Written instruction:
Your task is to copy the listing exactly. Drop any pictures from the copy.
_ _ _ _ _
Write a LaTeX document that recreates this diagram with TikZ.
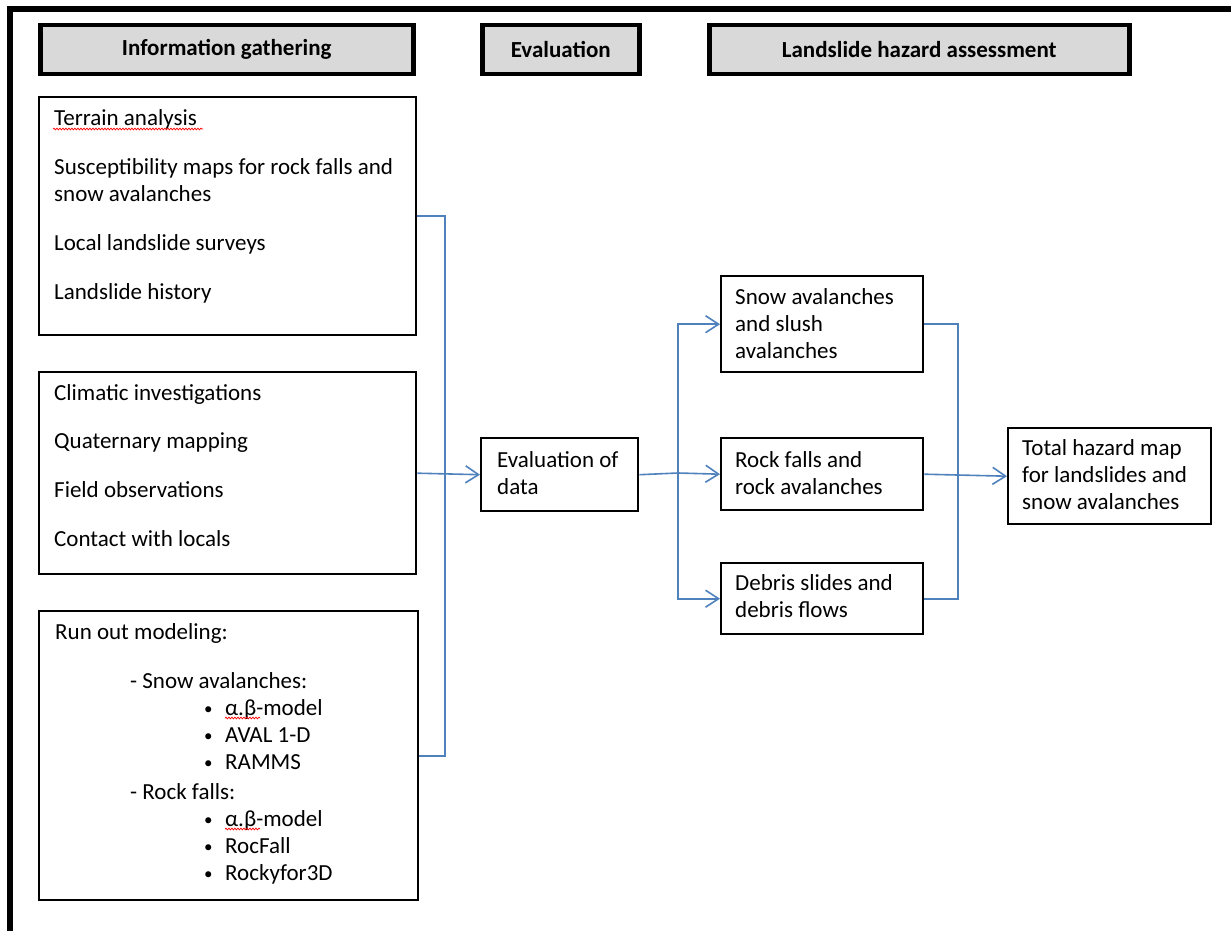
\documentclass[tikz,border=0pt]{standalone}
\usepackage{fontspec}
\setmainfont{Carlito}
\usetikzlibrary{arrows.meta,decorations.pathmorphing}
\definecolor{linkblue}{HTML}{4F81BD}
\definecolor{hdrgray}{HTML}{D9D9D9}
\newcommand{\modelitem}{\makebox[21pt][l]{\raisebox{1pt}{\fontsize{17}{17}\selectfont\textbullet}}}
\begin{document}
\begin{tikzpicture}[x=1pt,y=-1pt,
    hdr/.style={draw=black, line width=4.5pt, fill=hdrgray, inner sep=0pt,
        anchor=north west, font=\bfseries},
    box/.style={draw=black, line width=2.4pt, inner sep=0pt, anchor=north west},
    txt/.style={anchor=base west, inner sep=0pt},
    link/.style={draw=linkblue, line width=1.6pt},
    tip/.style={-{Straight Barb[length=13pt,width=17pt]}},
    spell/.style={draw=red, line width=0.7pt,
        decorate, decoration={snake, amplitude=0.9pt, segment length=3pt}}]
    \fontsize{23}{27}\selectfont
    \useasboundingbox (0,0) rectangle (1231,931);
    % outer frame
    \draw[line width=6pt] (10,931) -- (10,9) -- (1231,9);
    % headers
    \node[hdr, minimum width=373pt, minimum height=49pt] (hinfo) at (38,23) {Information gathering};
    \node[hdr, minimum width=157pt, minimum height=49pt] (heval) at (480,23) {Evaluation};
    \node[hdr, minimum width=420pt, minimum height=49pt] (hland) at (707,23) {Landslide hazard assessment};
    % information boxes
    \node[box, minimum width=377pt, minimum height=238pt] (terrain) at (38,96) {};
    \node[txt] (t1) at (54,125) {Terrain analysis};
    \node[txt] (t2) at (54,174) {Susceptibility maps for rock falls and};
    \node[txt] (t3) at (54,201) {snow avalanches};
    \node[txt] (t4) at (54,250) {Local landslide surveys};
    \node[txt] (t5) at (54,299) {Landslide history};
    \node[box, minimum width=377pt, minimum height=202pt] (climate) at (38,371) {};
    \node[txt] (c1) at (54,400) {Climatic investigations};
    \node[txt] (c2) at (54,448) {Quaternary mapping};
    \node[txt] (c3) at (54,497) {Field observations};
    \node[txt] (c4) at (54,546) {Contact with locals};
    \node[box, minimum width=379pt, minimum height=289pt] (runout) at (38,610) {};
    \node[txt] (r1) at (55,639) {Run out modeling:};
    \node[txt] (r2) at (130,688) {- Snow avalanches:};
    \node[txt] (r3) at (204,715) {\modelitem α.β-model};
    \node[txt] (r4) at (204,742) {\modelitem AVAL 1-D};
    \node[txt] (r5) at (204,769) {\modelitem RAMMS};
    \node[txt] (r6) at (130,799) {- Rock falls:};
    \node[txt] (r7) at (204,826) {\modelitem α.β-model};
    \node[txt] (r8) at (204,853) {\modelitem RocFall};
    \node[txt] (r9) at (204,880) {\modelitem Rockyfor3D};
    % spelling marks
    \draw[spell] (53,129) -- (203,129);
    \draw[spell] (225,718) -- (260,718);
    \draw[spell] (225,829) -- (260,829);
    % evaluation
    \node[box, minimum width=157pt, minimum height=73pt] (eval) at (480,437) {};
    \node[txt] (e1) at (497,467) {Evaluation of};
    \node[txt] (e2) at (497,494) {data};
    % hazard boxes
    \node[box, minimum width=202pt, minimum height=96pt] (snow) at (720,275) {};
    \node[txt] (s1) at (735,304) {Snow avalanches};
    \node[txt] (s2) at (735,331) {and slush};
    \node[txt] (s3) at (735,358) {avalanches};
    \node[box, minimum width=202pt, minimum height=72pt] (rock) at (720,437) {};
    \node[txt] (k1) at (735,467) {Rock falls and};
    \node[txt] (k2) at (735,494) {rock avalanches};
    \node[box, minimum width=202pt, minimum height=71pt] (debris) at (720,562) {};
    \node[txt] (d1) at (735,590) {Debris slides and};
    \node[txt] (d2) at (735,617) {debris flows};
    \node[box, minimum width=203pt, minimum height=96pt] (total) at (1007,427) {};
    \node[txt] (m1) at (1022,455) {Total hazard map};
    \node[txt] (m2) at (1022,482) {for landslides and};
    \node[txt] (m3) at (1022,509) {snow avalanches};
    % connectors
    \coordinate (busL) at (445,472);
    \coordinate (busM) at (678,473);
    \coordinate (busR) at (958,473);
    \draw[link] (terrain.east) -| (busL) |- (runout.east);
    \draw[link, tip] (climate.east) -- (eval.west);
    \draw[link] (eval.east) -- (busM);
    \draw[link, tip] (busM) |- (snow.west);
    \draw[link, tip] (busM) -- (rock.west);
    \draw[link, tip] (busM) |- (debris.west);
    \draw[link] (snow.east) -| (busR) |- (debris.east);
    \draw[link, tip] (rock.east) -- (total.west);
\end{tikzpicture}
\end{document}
_ _ _ _ _
Exercise answer:
Write a LaTeX document that recreates this diagram with TikZ.
\documentclass[tikz,border=0pt]{standalone}
\usepackage{fontspec}
\setmainfont{Carlito}
\usetikzlibrary{arrows.meta,decorations.pathmorphing}
\definecolor{linkblue}{HTML}{4F81BD}
\definecolor{hdrgray}{HTML}{D9D9D9}
\newcommand{\modelitem}{\makebox[21pt][l]{\raisebox{1pt}{\fontsize{17}{17}\selectfont\textbullet}}}
\begin{document}
\begin{tikzpicture}[x=1pt,y=-1pt,
    hdr/.style={draw=black, line width=4.5pt, fill=hdrgray, inner sep=0pt,
        anchor=north west, font=\bfseries},
    box/.style={draw=black, line width=2.4pt, inner sep=0pt, anchor=north west},
    txt/.style={anchor=base west, inner sep=0pt},
    link/.style={draw=linkblue, line width=1.6pt},
    tip/.style={-{Straight Barb[length=13pt,width=17pt]}},
    spell/.style={draw=red, line width=0.7pt,
        decorate, decoration={snake, amplitude=0.9pt, segment length=3pt}}]
    \fontsize{23}{27}\selectfont
    \useasboundingbox (0,0) rectangle (1231,931);
    % outer frame
    \draw[line width=6pt] (10,931) -- (10,9) -- (1231,9);
    % headers
    \node[hdr, minimum width=373pt, minimum height=49pt] (hinfo) at (38,23) {Information gathering};
    \node[hdr, minimum width=157pt, minimum height=49pt] (heval) at (480,23) {Evaluation};
    \node[hdr, minimum width=420pt, minimum height=49pt] (hland) at (707,23) {Landslide hazard assessment};
    % information boxes
    \node[box, minimum width=377pt, minimum height=238pt] (terrain) at (38,96) {};
    \node[txt] (t1) at (54,125) {Terrain analysis};
    \node[txt] (t2) at (54,174) {Susceptibility maps for rock falls and};
    \node[txt] (t3) at (54,201) {snow avalanches};
    \node[txt] (t4) at (54,250) {Local landslide surveys};
    \node[txt] (t5) at (54,299) {Landslide history};
    \node[box, minimum width=377pt, minimum height=202pt] (climate) at (38,371) {};
    \node[txt] (c1) at (54,400) {Climatic investigations};
    \node[txt] (c2) at (54,448) {Quaternary mapping};
    \node[txt] (c3) at (54,497) {Field observations};
    \node[txt] (c4) at (54,546) {Contact with locals};
    \node[box, minimum width=379pt, minimum height=289pt] (runout) at (38,610) {};
    \node[txt] (r1) at (55,639) {Run out modeling:};
    \node[txt] (r2) at (130,688) {- Snow avalanches:};
    \node[txt] (r3) at (204,715) {\modelitem α.β-model};
    \node[txt] (r4) at (204,742) {\modelitem AVAL 1-D};
    \node[txt] (r5) at (204,769) {\modelitem RAMMS};
    \node[txt] (r6) at (130,799) {- Rock falls:};
    \node[txt] (r7) at (204,826) {\modelitem α.β-model};
    \node[txt] (r8) at (204,853) {\modelitem RocFall};
    \node[txt] (r9) at (204,880) {\modelitem Rockyfor3D};
    % spelling marks
    \draw[spell] (53,129) -- (203,129);
    \draw[spell] (225,718) -- (260,718);
    \draw[spell] (225,829) -- (260,829);
    % evaluation
    \node[box, minimum width=157pt, minimum height=73pt] (eval) at (480,437) {};
    \node[txt] (e1) at (497,467) {Evaluation of};
    \node[txt] (e2) at (497,494) {data};
    % hazard boxes
    \node[box, minimum width=202pt, minimum height=96pt] (snow) at (720,275) {};
    \node[txt] (s1) at (735,304) {Snow avalanches};
    \node[txt] (s2) at (735,331) {and slush};
    \node[txt] (s3) at (735,358) {avalanches};
    \node[box, minimum width=202pt, minimum height=72pt] (rock) at (720,437) {};
    \node[txt] (k1) at (735,467) {Rock falls and};
    \node[txt] (k2) at (735,494) {rock avalanches};
    \node[box, minimum width=202pt, minimum height=71pt] (debris) at (720,562) {};
    \node[txt] (d1) at (735,590) {Debris slides and};
    \node[txt] (d2) at (735,617) {debris flows};
    \node[box, minimum width=203pt, minimum height=96pt] (total) at (1007,427) {};
    \node[txt] (m1) at (1022,455) {Total hazard map};
    \node[txt] (m2) at (1022,482) {for landslides and};
    \node[txt] (m3) at (1022,509) {snow avalanches};
    % connectors
    \coordinate (busL) at (445,472);
    \coordinate (busM) at (678,473);
    \coordinate (busR) at (958,473);
    \draw[link] (terrain.east) -| (busL) |- (runout.east);
    \draw[link, tip] (climate.east) -- (eval.west);
    \draw[link] (eval.east) -- (busM);
    \draw[link, tip] (busM) |- (snow.west);
    \draw[link, tip] (busM) -- (rock.west);
    \draw[link, tip] (busM) |- (debris.west);
    \draw[link] (snow.east) -| (busR) |- (debris.east);
    \draw[link, tip] (rock.east) -- (total.west);
\end{tikzpicture}
\end{document}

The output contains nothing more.